WASHINGTON (Reuters) -Microsoft President Brad Smith testified before a House panel on homeland security on Thursday, fielding questions about its security practices and ties to China a year after Chinese hackers spied on federal emails by hacking into the tech giant.

China-linked hackers stole 60,000 U.S. State Department emails by breaking into the tech giant’s systems last summer, while a Russian group separately spied on Microsoft’s senior staff emails this year, according to the company’s disclosures.

Lawmakers grilled Smith for Microsoft’s inability to prevent both those hacks that they said did not use sophisticated means and repeatedly put federal networks at risk.
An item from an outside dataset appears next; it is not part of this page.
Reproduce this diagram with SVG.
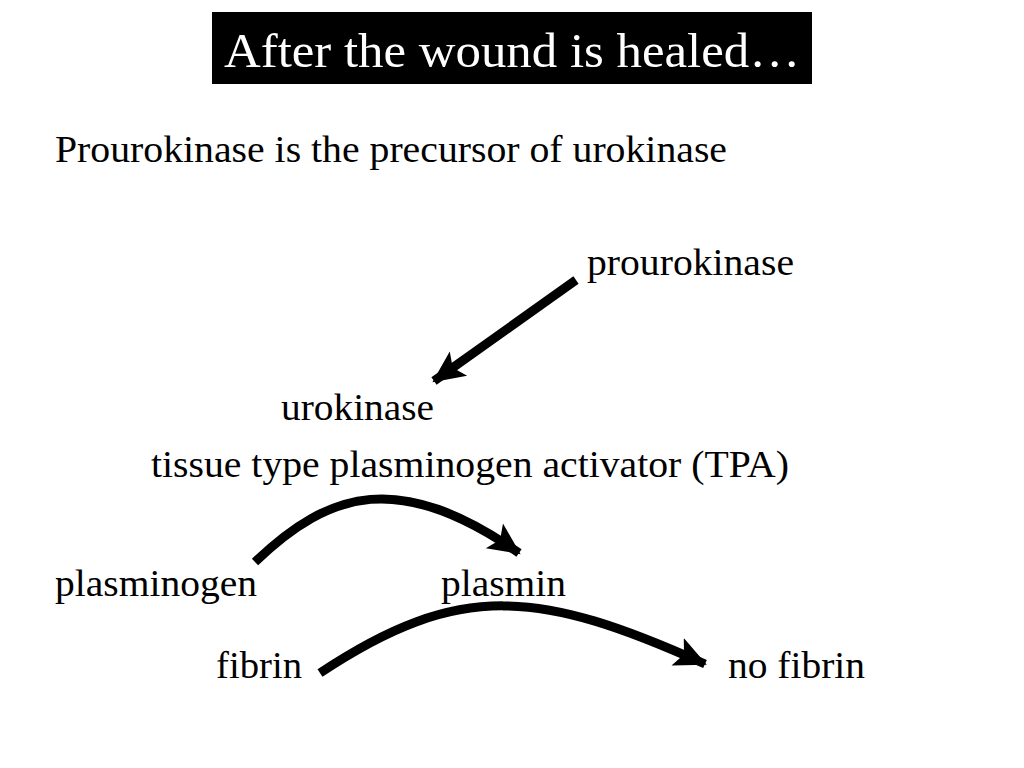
<svg xmlns="http://www.w3.org/2000/svg" width="1024" height="768" viewBox="0 0 1024 768">
<defs>
<style>
.t{font-family:"Liberation Serif","Times New Roman",serif;font-size:38px;fill:#000}
.c{fill:none;stroke:#000;stroke-width:9}
</style>
<marker id="ah" markerUnits="userSpaceOnUse" markerWidth="34" markerHeight="34" viewBox="0 0 34 34" refX="30" refY="17" orient="auto">
<path d="M0,2 L32,17 L0,32 L7,17 Z" fill="#000"/>
</marker>
</defs>
<rect width="1024" height="768" fill="#fff"/>
<g id="title">
<rect x="212" y="12" width="600" height="72" fill="#000"/>
<text x="224" y="67" textLength="576" lengthAdjust="spacingAndGlyphs" style="font-family:'Liberation Serif','Times New Roman',serif;font-size:48px;fill:#fff">After the wound is healed…</text>
</g>
<g id="subtitle"><text class="t" x="55" y="162" textLength="672" lengthAdjust="spacingAndGlyphs">Prourokinase is the precursor of urokinase</text></g>
<g id="prourokinase"><text class="t" x="587" y="275" textLength="207" lengthAdjust="spacingAndGlyphs">prourokinase</text></g>
<g id="urokinase"><text class="t" x="281" y="420" textLength="153" lengthAdjust="spacingAndGlyphs">urokinase</text></g>
<g id="tpa"><text class="t" x="151" y="477" textLength="638" lengthAdjust="spacingAndGlyphs">tissue type plasminogen activator (TPA)</text></g>
<g id="plasminogen"><text class="t" x="55" y="596" textLength="202" lengthAdjust="spacingAndGlyphs">plasminogen</text></g>
<g id="plasmin"><text class="t" x="441" y="596" textLength="125" lengthAdjust="spacingAndGlyphs">plasmin</text></g>
<g id="fibrin"><text class="t" x="216" y="678" textLength="86" lengthAdjust="spacingAndGlyphs">fibrin</text></g>
<g id="nofibrin"><text class="t" x="728" y="678" textLength="137" lengthAdjust="spacingAndGlyphs">no fibrin</text></g>
<g id="connectors">
<path class="c" d="M576,280 L434,381" marker-end="url(#ah)"/>
<path class="c" d="M255,562 C330,490 400,470 519,553" marker-end="url(#ah)"/>
<path class="c" d="M320,673 C460,580 540,590 705,664" marker-end="url(#ah)"/>
</g>
</svg>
The Microsoft emails Russian hackers accessed also “included correspondence with government officials,” Democrat Bennie Thompson said.

“Microsoft is one of the federal government’s most important technology and security partners, but we cannot afford to allow the importance of that relationship to enable complacency or interfere with our oversight,” he added.

The hearing drew on the findings of a scathing report in April by the Cyber Safety Review Board (CSRB) – formed by U.S. Secretary of Homeland Security Alejandro Mayorkas – which slammed Microsoft for its lack of transparency over the Chinese hack that it said was preventable.

“We accept responsibility for each and every finding in the CSRB report,” Smith said in his opening statement, adding that the company had already begun working on a majority of the report’s recommendations.

He said cyberattacks had increased and become sophisticated over time, and public-private partnerships were critical in defending against them.

“We’re dealing with formidable foes in China, Russia, North Korea, Iran, and they’re getting better,” said Smith. “They’re getting more aggressive … They’re waging attacks at an extraordinary rate.”

When questioned about why Microsoft couldn’t discover the Chinese intrusion and it was the State Department that did, Smith said: “That’s the way it should work. No one entity in the ecosystem can see everything.”

But Congressman Thompson wasn’t convinced.

“It’s not our job to find the culprits. That’s what we’re paying you for,” Thompson told Smith.

Lawmakers also probed Smith for details on Microsoft’s business and presence in China.

“Over the years, Microsoft has invested heavily in China setting up research incentives, including the Microsoft Research Asia center in Beijing,” said Congressman Mark Green from Mississippi, chairman of the homeland security panel.

“Microsoft’s presence in China creates a mix of complex challenges and risks. We have to talk about that today.”

Smith said around 1.5% of the company’s revenue came from China, and that it was working on reducing its engineering presence there.

The world’s biggest software-maker and a key vendor to the U.S. government and national security establishment, Microsoft has faced heightened criticism from its security industry peers over the past year over the breaches and lack of transparency.

Following the board’s criticisms, Microsoft had said it was working on improving its processes and enforce security benchmarks. In November it launched a new cybersecurity initiative and said it was making security the company’s top priority “above all else – over all other features.”